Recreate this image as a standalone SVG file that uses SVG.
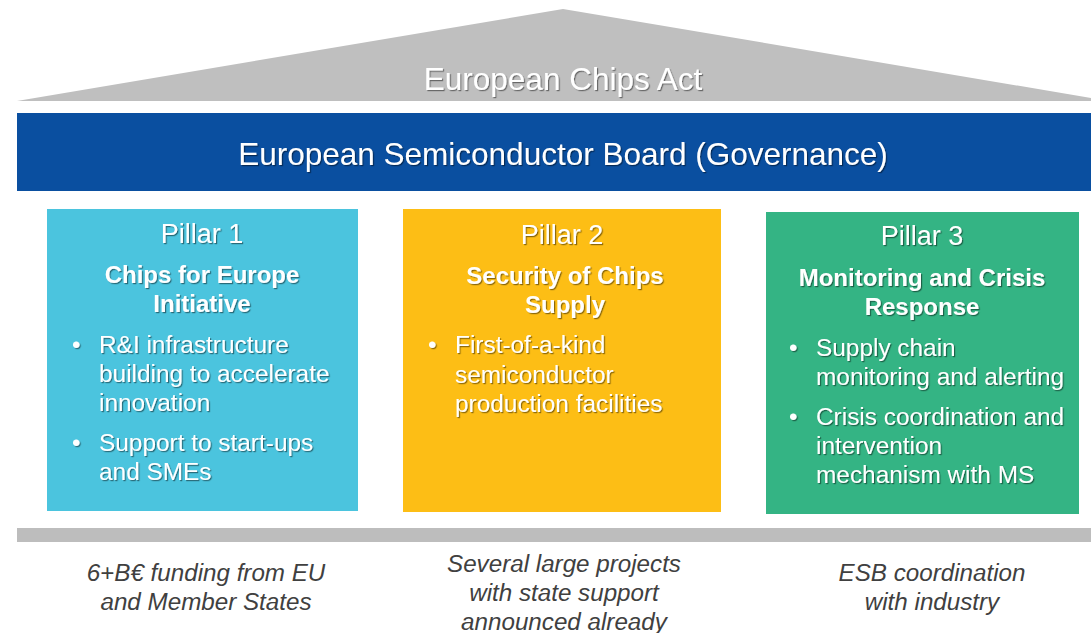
<svg xmlns="http://www.w3.org/2000/svg" width="1091" height="633" viewBox="0 0 1091 633">
  <defs>
    <filter id="shadow" x="-5%" y="-20%" width="110%" height="140%">
      <feDropShadow dx="1.2" dy="1.2" stdDeviation="0.7" flood-color="#000" flood-opacity="0.45"/>
    </filter>
  </defs>
  <style>
    text { font-family: "Liberation Sans", Arial, sans-serif; }
    .light { fill: #ffffff; filter: url(#shadow); }
    .head { font-size: 31.5px; text-anchor: middle; }
    .ptitle { font-size: 27px; text-anchor: middle; }
    .sub { font-size: 24px; font-weight: bold; text-anchor: middle; }
    .item { font-size: 24.4px; }
    .note { font-size: 24.2px; font-style: italic; fill: #404040; text-anchor: middle; }
  </style>

  <rect width="1091" height="633" fill="#ffffff"/>

  <!-- roof -->
  <g id="roof">
    <polygon points="17,101 563,9 1109,101" fill="#bfbfbf"/>
    <text class="light head" x="563" y="90">European Chips Act</text>
  </g>

  <!-- governance band -->
  <g id="board">
    <rect x="17" y="113" width="1080" height="78" fill="#0a4fa0"/>
    <text class="light head" x="563" y="165">European Semiconductor Board (Governance)</text>
  </g>

  <!-- pillar 1 -->
  <g id="pillar1">
    <rect x="47" y="209" width="311" height="302" fill="#4bc4de"/>
    <text class="light ptitle" x="202" y="243">Pillar 1</text>
    <text class="light sub" x="202" y="283">Chips for Europe</text>
    <text class="light sub" x="202" y="312">Initiative</text>
    <g class="light item">
      <text x="72" y="353">•</text>
      <text x="99" y="353">R&amp;I infrastructure</text>
      <text x="99" y="382">building to accelerate</text>
      <text x="99" y="411">innovation</text>
      <text x="72" y="451">•</text>
      <text x="99" y="451">Support to start-ups</text>
      <text x="99" y="480">and SMEs</text>
    </g>
  </g>

  <!-- pillar 2 -->
  <g id="pillar2">
    <rect x="403" y="209" width="318" height="303" fill="#fdbe15"/>
    <text class="light ptitle" x="562" y="244">Pillar 2</text>
    <text class="light sub" x="565" y="284">Security of Chips</text>
    <text class="light sub" x="565" y="313">Supply</text>
    <g class="light item">
      <text x="428" y="353">•</text>
      <text x="455" y="353">First-of-a-kind</text>
      <text x="455" y="383">semiconductor</text>
      <text x="455" y="412">production facilities</text>
    </g>
  </g>

  <!-- pillar 3 -->
  <g id="pillar3">
    <rect x="766" y="212" width="313" height="302" fill="#34b484"/>
    <text class="light ptitle" x="922" y="245">Pillar 3</text>
    <text class="light sub" x="922" y="286">Monitoring and Crisis</text>
    <text class="light sub" x="922" y="315">Response</text>
    <g class="light item">
      <text x="789" y="356">•</text>
      <text x="816" y="356">Supply chain</text>
      <text x="816" y="385">monitoring and alerting</text>
      <text x="789" y="425">•</text>
      <text x="816" y="425">Crisis coordination and</text>
      <text x="816" y="454">intervention</text>
      <text x="816" y="483">mechanism with MS</text>
    </g>
  </g>

  <!-- foundation -->
  <g id="base">
    <rect x="17" y="528" width="1080" height="14" fill="#bdbdbd"/>
  </g>

  <g id="notes">
    <text class="note" x="206" y="581">6+B€ funding from EU</text>
    <text class="note" x="206" y="610">and Member States</text>
    <text class="note" x="564" y="572">Several large projects</text>
    <text class="note" x="564" y="601">with state support</text>
    <text class="note" x="564" y="630">announced already</text>
    <text class="note" x="932" y="581">ESB coordination</text>
    <text class="note" x="932" y="610">with industry</text>
  </g>
</svg>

§ §

• _Work to complete_:
Could you repeat all of the material exactly? Pictures should not be copied.

• _Task output_:
Recreate this image as a standalone SVG file that uses SVG.
<svg xmlns="http://www.w3.org/2000/svg" width="1091" height="633" viewBox="0 0 1091 633">
  <defs>
    <filter id="shadow" x="-5%" y="-20%" width="110%" height="140%">
      <feDropShadow dx="1.2" dy="1.2" stdDeviation="0.7" flood-color="#000" flood-opacity="0.45"/>
    </filter>
  </defs>
  <style>
    text { font-family: "Liberation Sans", Arial, sans-serif; }
    .light { fill: #ffffff; filter: url(#shadow); }
    .head { font-size: 31.5px; text-anchor: middle; }
    .ptitle { font-size: 27px; text-anchor: middle; }
    .sub { font-size: 24px; font-weight: bold; text-anchor: middle; }
    .item { font-size: 24.4px; }
    .note { font-size: 24.2px; font-style: italic; fill: #404040; text-anchor: middle; }
  </style>

  <rect width="1091" height="633" fill="#ffffff"/>

  <!-- roof -->
  <g id="roof">
    <polygon points="17,101 563,9 1109,101" fill="#bfbfbf"/>
    <text class="light head" x="563" y="90">European Chips Act</text>
  </g>

  <!-- governance band -->
  <g id="board">
    <rect x="17" y="113" width="1080" height="78" fill="#0a4fa0"/>
    <text class="light head" x="563" y="165">European Semiconductor Board (Governance)</text>
  </g>

  <!-- pillar 1 -->
  <g id="pillar1">
    <rect x="47" y="209" width="311" height="302" fill="#4bc4de"/>
    <text class="light ptitle" x="202" y="243">Pillar 1</text>
    <text class="light sub" x="202" y="283">Chips for Europe</text>
    <text class="light sub" x="202" y="312">Initiative</text>
    <g class="light item">
      <text x="72" y="353">•</text>
      <text x="99" y="353">R&amp;I infrastructure</text>
      <text x="99" y="382">building to accelerate</text>
      <text x="99" y="411">innovation</text>
      <text x="72" y="451">•</text>
      <text x="99" y="451">Support to start-ups</text>
      <text x="99" y="480">and SMEs</text>
    </g>
  </g>

  <!-- pillar 2 -->
  <g id="pillar2">
    <rect x="403" y="209" width="318" height="303" fill="#fdbe15"/>
    <text class="light ptitle" x="562" y="244">Pillar 2</text>
    <text class="light sub" x="565" y="284">Security of Chips</text>
    <text class="light sub" x="565" y="313">Supply</text>
    <g class="light item">
      <text x="428" y="353">•</text>
      <text x="455" y="353">First-of-a-kind</text>
      <text x="455" y="383">semiconductor</text>
      <text x="455" y="412">production facilities</text>
    </g>
  </g>

  <!-- pillar 3 -->
  <g id="pillar3">
    <rect x="766" y="212" width="313" height="302" fill="#34b484"/>
    <text class="light ptitle" x="922" y="245">Pillar 3</text>
    <text class="light sub" x="922" y="286">Monitoring and Crisis</text>
    <text class="light sub" x="922" y="315">Response</text>
    <g class="light item">
      <text x="789" y="356">•</text>
      <text x="816" y="356">Supply chain</text>
      <text x="816" y="385">monitoring and alerting</text>
      <text x="789" y="425">•</text>
      <text x="816" y="425">Crisis coordination and</text>
      <text x="816" y="454">intervention</text>
      <text x="816" y="483">mechanism with MS</text>
    </g>
  </g>

  <!-- foundation -->
  <g id="base">
    <rect x="17" y="528" width="1080" height="14" fill="#bdbdbd"/>
  </g>

  <g id="notes">
    <text class="note" x="206" y="581">6+B€ funding from EU</text>
    <text class="note" x="206" y="610">and Member States</text>
    <text class="note" x="564" y="572">Several large projects</text>
    <text class="note" x="564" y="601">with state support</text>
    <text class="note" x="564" y="630">announced already</text>
    <text class="note" x="932" y="581">ESB coordination</text>
    <text class="note" x="932" y="610">with industry</text>
  </g>
</svg>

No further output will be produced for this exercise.